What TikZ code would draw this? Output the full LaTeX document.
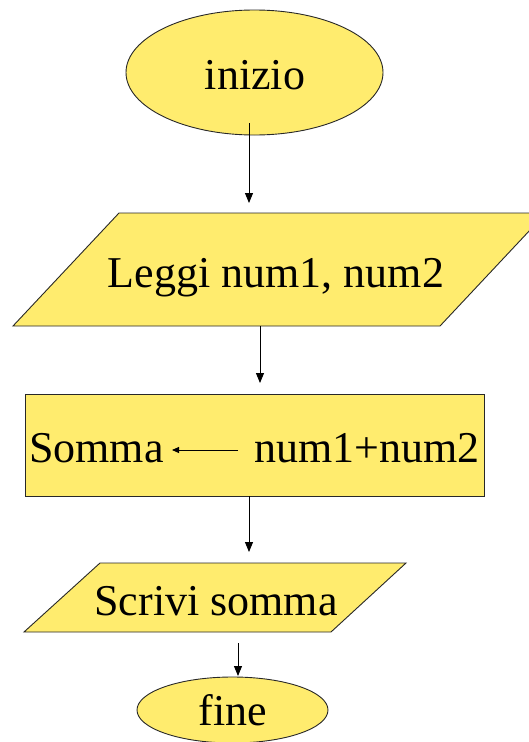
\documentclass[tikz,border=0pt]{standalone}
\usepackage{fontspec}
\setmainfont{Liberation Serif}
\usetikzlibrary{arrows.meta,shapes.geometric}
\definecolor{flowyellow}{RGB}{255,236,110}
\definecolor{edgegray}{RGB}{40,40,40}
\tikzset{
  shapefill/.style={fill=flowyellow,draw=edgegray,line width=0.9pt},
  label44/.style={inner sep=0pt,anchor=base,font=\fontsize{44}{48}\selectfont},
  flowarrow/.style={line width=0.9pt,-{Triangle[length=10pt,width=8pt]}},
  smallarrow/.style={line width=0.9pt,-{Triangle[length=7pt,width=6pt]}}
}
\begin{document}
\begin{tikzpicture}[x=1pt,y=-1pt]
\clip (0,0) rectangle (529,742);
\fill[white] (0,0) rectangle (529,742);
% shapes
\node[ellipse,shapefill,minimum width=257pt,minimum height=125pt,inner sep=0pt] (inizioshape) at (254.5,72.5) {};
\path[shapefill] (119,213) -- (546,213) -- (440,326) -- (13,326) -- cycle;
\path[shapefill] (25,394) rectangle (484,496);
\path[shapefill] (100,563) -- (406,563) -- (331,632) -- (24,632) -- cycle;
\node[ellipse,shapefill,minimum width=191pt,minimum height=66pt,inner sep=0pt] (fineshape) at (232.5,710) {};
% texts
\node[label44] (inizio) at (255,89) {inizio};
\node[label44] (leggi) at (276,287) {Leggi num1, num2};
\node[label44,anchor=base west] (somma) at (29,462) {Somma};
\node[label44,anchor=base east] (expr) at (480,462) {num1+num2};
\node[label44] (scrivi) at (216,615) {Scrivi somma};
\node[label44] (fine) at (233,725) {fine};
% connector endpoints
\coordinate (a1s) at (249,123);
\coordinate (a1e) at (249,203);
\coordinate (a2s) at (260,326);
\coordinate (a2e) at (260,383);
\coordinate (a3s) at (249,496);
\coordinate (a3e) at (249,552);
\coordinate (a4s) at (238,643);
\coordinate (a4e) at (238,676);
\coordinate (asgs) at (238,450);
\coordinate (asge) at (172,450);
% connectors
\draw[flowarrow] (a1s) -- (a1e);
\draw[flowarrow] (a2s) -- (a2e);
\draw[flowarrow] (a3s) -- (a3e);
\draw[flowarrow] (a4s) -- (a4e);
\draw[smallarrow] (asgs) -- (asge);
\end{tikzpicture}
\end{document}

STATED EXERCISE>
Omit the pictures, and quote the material above exactly as given.

RESULT OF THE EXERCISE>
What TikZ code would draw this? Output the full LaTeX document.
\documentclass[tikz,border=0pt]{standalone}
\usepackage{fontspec}
\setmainfont{Liberation Serif}
\usetikzlibrary{arrows.meta,shapes.geometric}
\definecolor{flowyellow}{RGB}{255,236,110}
\definecolor{edgegray}{RGB}{40,40,40}
\tikzset{
  shapefill/.style={fill=flowyellow,draw=edgegray,line width=0.9pt},
  label44/.style={inner sep=0pt,anchor=base,font=\fontsize{44}{48}\selectfont},
  flowarrow/.style={line width=0.9pt,-{Triangle[length=10pt,width=8pt]}},
  smallarrow/.style={line width=0.9pt,-{Triangle[length=7pt,width=6pt]}}
}
\begin{document}
\begin{tikzpicture}[x=1pt,y=-1pt]
\clip (0,0) rectangle (529,742);
\fill[white] (0,0) rectangle (529,742);
% shapes
\node[ellipse,shapefill,minimum width=257pt,minimum height=125pt,inner sep=0pt] (inizioshape) at (254.5,72.5) {};
\path[shapefill] (119,213) -- (546,213) -- (440,326) -- (13,326) -- cycle;
\path[shapefill] (25,394) rectangle (484,496);
\path[shapefill] (100,563) -- (406,563) -- (331,632) -- (24,632) -- cycle;
\node[ellipse,shapefill,minimum width=191pt,minimum height=66pt,inner sep=0pt] (fineshape) at (232.5,710) {};
% texts
\node[label44] (inizio) at (255,89) {inizio};
\node[label44] (leggi) at (276,287) {Leggi num1, num2};
\node[label44,anchor=base west] (somma) at (29,462) {Somma};
\node[label44,anchor=base east] (expr) at (480,462) {num1+num2};
\node[label44] (scrivi) at (216,615) {Scrivi somma};
\node[label44] (fine) at (233,725) {fine};
% connector endpoints
\coordinate (a1s) at (249,123);
\coordinate (a1e) at (249,203);
\coordinate (a2s) at (260,326);
\coordinate (a2e) at (260,383);
\coordinate (a3s) at (249,496);
\coordinate (a3e) at (249,552);
\coordinate (a4s) at (238,643);
\coordinate (a4e) at (238,676);
\coordinate (asgs) at (238,450);
\coordinate (asge) at (172,450);
% connectors
\draw[flowarrow] (a1s) -- (a1e);
\draw[flowarrow] (a2s) -- (a2e);
\draw[flowarrow] (a3s) -- (a3e);
\draw[flowarrow] (a4s) -- (a4e);
\draw[smallarrow] (asgs) -- (asge);
\end{tikzpicture}
\end{document}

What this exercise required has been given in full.